In downtown Nogales, the U.S.-Mexico border fence is a patina tapestry of steel posts running the length of the city and up into the low-slung hills to the east. Arizona Sen. Martha McSally chose the last paved corner of downtown for a press conference with the border fence as a backdrop.

A cold January sun gleamed off the shining coils of razor wire the U.S. military had just erected months ago when officials worried asylum seekers would storm the border here.

With the Border Patrol union’s vice president standing beside her, McSally said she had just met with the U.S. Customs and Border Protection (CBP) employees and bought them pizzas.

"Ordered them a bunch of pizzas. Wish I was independently wealthy, but I’m not. But the least I can do is provide them one meal,” she said.

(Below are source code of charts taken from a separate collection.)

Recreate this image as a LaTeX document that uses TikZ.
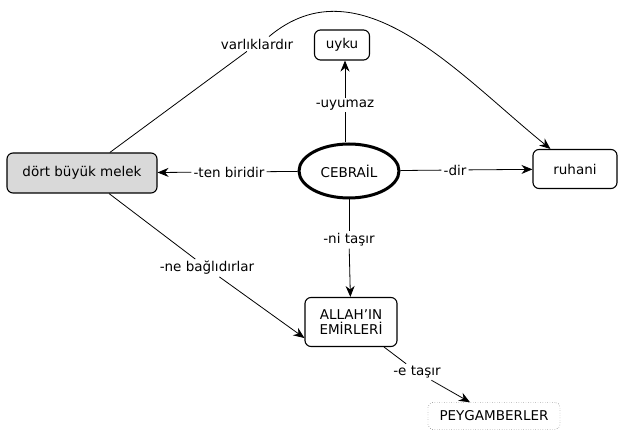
\documentclass[tikz,border=0pt]{standalone}
\usepackage{fontspec}
\setmainfont{DejaVu Sans}
\usetikzlibrary{positioning,shapes.geometric,arrows.meta}

\begin{document}
\begin{tikzpicture}[x=1pt,y=-1pt,font=\fontsize{13.5}{15}\selectfont,
    concept/.style={draw,rounded corners=6pt,inner sep=4pt,line width=1.1pt},
    linkword/.style={inner sep=2pt,fill=white},
    link/.style={line width=0.8pt},
    linkarrow/.style={line width=0.8pt,-{Stealth[length=11pt,width=9pt]}}]
		\useasboundingbox (0,0) rectangle (619,438);
		% concepts
		\node [ellipse,draw,line width=3pt,minimum width=100pt,minimum height=54pt] (cebrail) at (349,171) {CEBRAİL};
		\node [concept,fill=black!15,minimum width=150pt,minimum height=40pt] (melek) at (82,173) {dört büyük melek};
		\node [concept,minimum width=55pt,minimum height=30pt] (uyku) at (342,45) {uyku};
		\node [concept,minimum width=84pt,minimum height=39pt] (ruhani) at (575,169) {ruhani};
		\node [concept,align=center,minimum width=92pt,minimum height=49pt] (emir) at (351,322) {ALLAH\symbol{39}IN\\EMİRLERİ};
		\node [draw,dotted,rounded corners=5pt,minimum width=132pt,minimum height=27pt] (peygamber) at (494,416) {PEYGAMBERLER};
		% linking words
		\node [linkword] (uyumaz) at (345,105) {-uyumaz};
		\node [linkword] (biridir) at (229,172) {-ten biridir};
		\node [linkword] (dir) at (455,170) {-dir};
		\node [linkword] (tasir) at (349,240) {-ni taşır};
		\node [linkword] (bagli) at (207,268) {-ne bağlıdırlar};
		\node [linkword] (etasir) at (417,372) {-e taşır};
		\node [linkword] (varlik) at (257,44) {varlıklardır};
		% connections
		\draw [link] (cebrail.north -| uyumaz) -- (uyumaz);
		\draw [linkarrow] (uyumaz) -- (uyku.south -| uyumaz);
		\draw [link] (cebrail) -- (biridir);
		\draw [linkarrow] (biridir) -- (melek);
		\draw [link] (cebrail) -- (dir);
		\draw [linkarrow] (dir) -- (ruhani);
		\draw [link] (cebrail) -- (tasir);
		\draw [linkarrow] (tasir) -- (emir);
		\draw [link] (melek) -- (bagli);
		\draw [linkarrow] (bagli) -- ([yshift=9pt]emir.south west);
		\draw [link] (emir) -- (etasir);
		\draw [linkarrow] (etasir) -- (peygamber);
		\draw [link] (melek) -- (varlik);
		\draw [linkarrow] ([xshift=12pt]varlik.north) to [out=40,in=141] ([xshift=18pt]ruhani.north west);
	\end{tikzpicture}
\end{document}
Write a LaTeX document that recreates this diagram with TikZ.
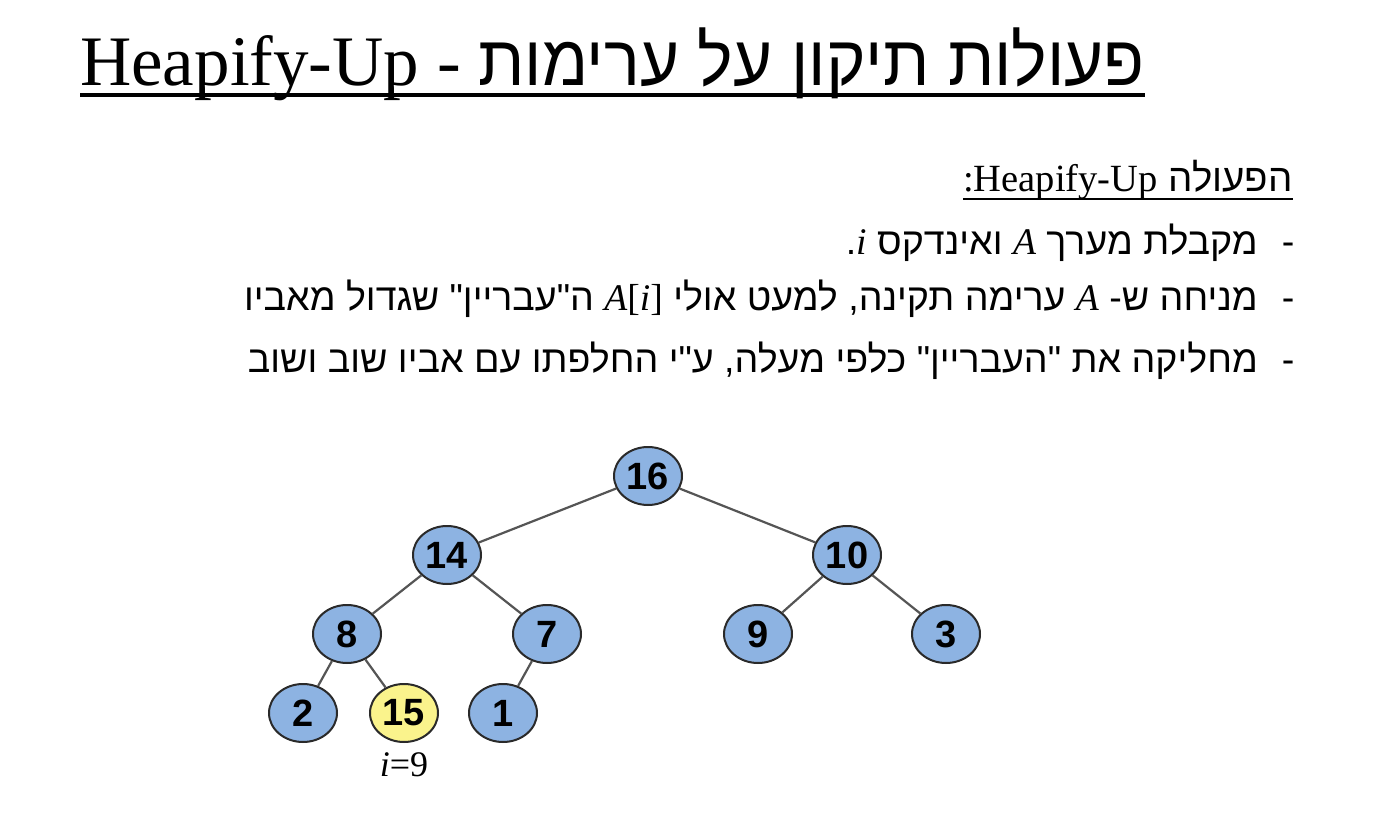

McSally backs President Donald Trump’s negotiation to end the government shutdown: provide $5.7 billion for 234 miles of new border fencing, hire more border agents and customs officers, bring more scanners to stop drug trafficking at the ports.

"And doing something on DACA," she said, referring to the Deferred Action for Childhood Arrivals plan implemented by President Barack Obama in 2012 that Trump has used for immigration legislation negotiations several times since taking office. "I think these are the types of topics in the realm of what a compromise might look like to open up the government, fund it for the next 8 months, invest in border security at the right level and do it in the fastest way possible.”

U.S.-Mexico border fence
Michel Marizco/KJZZ
In downtown Nogales, the U.S.-Mexico border fence is a patina tapestry of steel posts running the length of the city.

The Republican senator said she was unfamiliar with a plan Senate Majority Leader Mitch McConnell had announced just moments before that would bring a similar bargain to a vote Thursday. It’ll need 60 votes to pass and Democrats have already rejected it.

Earlier, McSally had met with cross-border industry leaders and with Nogales, Ariz., Mayor Arturo Garino, who inherited a border city cloaked in those coils of razor wire on the border fence. He says e finally had a chance to ask her about that.

"Right before she said, ‘Well we’re going to have to be leaving, this and that,’ I said, ‘I have one more thing to say. if you don’t mind. And I’m sure this will be real easy to do.’ And she says, ‘What’s that, mayor?’ I said, ‘How about removing the razor wire?’”

The military strung the razor wire last November; in fact, it started the project here on Election Day.

"I know everything else we talked about is the big picture and the razor wire es una cosita, it’s a small thing.”

McSally said she had told CBP about the mayor’s concern.

Santa Cruz County Sheriff Tony Estrada wasn’t part of the meetings Tuesday. He accused the federal government, Trump, specifically of holding federal government workers hostage.

"It’s obvious that’s what’s happening. obviously there’s no empathy, there’s no compassion to what they’re going through right now. I think it’s really cruel. I think is a word that best expresses this situation that these people are going through," Estrada said.

Unless the shutdown ends, federal employees will miss their second paycheck this Friday.